REQUIREMENTS:
Omit every picture, and retype the lines that run from the beginning of the data below through the line containing "import numpy as np", inclusive.

SOURCE MATERIAL:
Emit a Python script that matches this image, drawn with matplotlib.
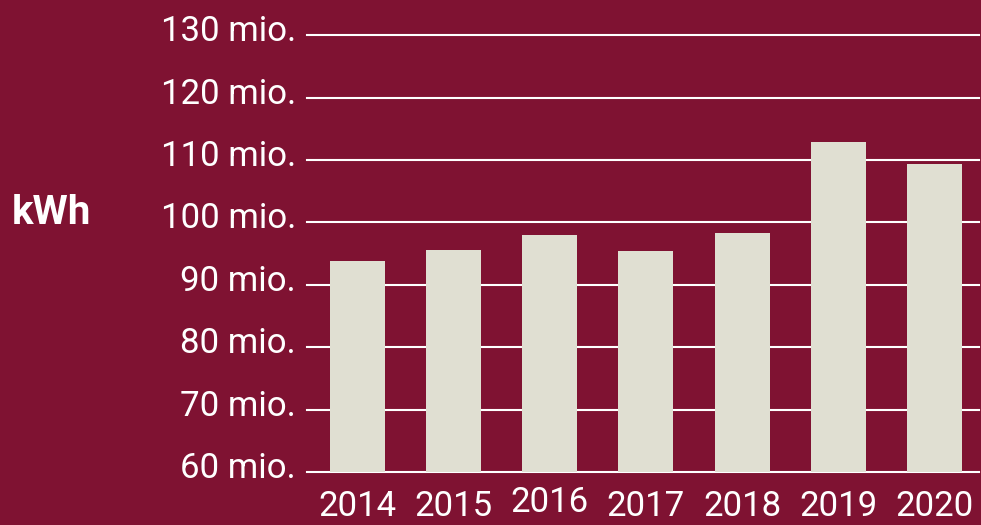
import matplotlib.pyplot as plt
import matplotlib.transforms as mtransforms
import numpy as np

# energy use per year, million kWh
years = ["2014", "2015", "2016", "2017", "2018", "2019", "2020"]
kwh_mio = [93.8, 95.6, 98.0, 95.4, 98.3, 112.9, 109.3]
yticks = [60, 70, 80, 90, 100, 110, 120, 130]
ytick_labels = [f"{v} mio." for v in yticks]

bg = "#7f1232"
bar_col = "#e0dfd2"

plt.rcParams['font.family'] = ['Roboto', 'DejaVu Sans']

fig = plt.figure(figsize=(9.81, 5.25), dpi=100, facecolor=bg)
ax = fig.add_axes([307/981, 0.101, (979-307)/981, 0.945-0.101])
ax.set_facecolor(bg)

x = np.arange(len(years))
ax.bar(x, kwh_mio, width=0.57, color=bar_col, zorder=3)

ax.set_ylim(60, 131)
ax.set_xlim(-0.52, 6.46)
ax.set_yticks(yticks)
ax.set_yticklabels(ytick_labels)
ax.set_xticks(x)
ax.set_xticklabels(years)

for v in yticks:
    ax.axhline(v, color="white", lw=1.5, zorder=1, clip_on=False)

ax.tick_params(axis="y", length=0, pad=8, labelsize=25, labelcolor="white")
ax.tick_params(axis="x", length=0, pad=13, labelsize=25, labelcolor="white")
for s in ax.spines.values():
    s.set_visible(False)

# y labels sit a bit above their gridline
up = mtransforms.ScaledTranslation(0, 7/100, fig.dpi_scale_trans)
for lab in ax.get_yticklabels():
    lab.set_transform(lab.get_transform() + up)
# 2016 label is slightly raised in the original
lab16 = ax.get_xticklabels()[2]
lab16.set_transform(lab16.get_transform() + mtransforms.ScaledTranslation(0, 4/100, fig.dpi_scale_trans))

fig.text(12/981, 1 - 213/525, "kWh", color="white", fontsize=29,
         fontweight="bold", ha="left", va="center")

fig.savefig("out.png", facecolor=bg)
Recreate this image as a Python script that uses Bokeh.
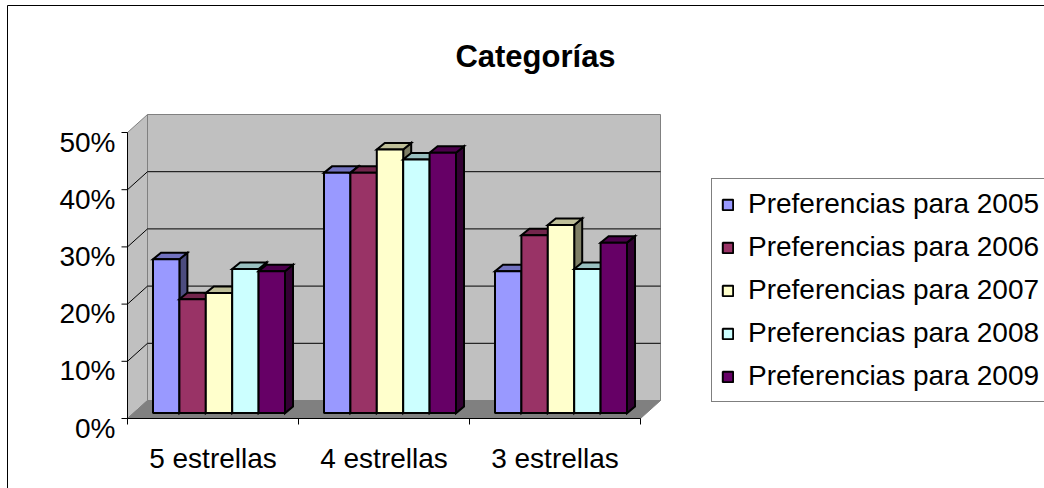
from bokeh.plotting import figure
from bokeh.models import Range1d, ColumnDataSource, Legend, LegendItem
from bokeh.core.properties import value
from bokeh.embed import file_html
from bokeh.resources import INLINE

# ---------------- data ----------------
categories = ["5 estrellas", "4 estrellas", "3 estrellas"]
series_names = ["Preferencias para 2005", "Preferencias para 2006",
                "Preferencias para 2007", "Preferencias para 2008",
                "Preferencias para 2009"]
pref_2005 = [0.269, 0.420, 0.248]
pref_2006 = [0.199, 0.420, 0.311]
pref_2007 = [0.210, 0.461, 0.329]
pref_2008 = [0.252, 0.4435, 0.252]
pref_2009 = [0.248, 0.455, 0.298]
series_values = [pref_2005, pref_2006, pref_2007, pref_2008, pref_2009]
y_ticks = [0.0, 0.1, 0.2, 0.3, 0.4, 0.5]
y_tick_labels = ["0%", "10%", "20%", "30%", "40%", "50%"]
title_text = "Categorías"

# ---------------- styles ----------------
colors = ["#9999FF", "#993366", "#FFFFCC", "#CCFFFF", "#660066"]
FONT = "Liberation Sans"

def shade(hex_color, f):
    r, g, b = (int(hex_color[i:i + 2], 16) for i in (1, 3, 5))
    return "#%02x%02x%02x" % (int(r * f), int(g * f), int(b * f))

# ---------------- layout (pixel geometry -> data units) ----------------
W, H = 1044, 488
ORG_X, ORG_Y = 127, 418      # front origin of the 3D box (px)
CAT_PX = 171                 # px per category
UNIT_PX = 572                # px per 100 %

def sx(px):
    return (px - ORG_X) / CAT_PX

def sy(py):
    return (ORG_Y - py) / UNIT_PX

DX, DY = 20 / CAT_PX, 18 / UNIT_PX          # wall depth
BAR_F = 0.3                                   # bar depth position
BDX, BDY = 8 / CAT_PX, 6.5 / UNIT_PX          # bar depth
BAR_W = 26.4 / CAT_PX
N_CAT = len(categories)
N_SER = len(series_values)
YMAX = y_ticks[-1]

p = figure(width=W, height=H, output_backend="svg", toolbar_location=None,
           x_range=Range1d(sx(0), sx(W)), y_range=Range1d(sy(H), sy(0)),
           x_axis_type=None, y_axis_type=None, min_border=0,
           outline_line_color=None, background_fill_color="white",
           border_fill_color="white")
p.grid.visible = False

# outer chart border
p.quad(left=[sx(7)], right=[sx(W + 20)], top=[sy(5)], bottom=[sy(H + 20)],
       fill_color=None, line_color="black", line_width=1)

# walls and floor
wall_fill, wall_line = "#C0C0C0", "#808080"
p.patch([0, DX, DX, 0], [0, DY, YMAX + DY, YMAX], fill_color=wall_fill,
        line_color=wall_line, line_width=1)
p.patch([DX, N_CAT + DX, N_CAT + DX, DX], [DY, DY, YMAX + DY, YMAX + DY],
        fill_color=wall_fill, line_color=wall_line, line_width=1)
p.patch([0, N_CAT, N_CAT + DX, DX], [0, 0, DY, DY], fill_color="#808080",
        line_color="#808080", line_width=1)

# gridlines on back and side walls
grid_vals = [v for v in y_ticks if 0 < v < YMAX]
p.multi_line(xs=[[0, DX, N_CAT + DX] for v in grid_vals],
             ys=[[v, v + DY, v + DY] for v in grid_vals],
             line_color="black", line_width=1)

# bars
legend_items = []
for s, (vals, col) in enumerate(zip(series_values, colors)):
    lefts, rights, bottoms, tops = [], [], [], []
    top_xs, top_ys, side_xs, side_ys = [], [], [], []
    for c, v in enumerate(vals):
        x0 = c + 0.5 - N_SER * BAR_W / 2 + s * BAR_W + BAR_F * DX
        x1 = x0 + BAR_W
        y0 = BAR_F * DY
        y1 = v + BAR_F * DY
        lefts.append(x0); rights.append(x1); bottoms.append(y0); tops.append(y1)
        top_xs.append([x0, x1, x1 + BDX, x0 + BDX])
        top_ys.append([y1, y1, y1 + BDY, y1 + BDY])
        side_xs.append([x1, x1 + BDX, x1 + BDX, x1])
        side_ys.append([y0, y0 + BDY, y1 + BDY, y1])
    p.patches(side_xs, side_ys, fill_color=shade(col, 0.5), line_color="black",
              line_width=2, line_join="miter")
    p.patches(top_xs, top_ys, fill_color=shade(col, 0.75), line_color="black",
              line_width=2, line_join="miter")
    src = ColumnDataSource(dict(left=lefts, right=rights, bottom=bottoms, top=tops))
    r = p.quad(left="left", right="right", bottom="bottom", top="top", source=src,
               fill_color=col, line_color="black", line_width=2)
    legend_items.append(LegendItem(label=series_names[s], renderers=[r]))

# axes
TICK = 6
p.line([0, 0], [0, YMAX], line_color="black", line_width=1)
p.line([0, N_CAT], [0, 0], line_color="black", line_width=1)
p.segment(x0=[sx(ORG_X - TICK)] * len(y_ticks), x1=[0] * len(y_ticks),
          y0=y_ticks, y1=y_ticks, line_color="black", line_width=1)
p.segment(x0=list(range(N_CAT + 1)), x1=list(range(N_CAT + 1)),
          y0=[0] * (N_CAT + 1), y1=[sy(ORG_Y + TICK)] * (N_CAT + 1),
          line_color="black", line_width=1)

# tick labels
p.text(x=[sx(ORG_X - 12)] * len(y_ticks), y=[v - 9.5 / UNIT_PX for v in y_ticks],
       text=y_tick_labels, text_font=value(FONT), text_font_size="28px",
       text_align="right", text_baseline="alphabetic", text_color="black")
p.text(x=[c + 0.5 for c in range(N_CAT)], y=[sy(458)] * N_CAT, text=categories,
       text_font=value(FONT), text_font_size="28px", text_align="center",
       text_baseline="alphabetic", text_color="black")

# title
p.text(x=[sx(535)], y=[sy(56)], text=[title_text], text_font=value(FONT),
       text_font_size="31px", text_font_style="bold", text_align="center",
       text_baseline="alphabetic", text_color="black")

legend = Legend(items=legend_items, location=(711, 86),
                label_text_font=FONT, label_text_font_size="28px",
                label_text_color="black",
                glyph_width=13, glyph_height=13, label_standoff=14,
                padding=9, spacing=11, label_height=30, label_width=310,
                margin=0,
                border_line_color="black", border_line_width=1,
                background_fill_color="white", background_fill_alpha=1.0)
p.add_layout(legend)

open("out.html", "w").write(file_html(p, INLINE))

COMPLETE ANSWER:
Emit a Python script that matches this image, drawn with matplotlib.
import matplotlib.pyplot as plt
import matplotlib.transforms as mtransforms
import numpy as np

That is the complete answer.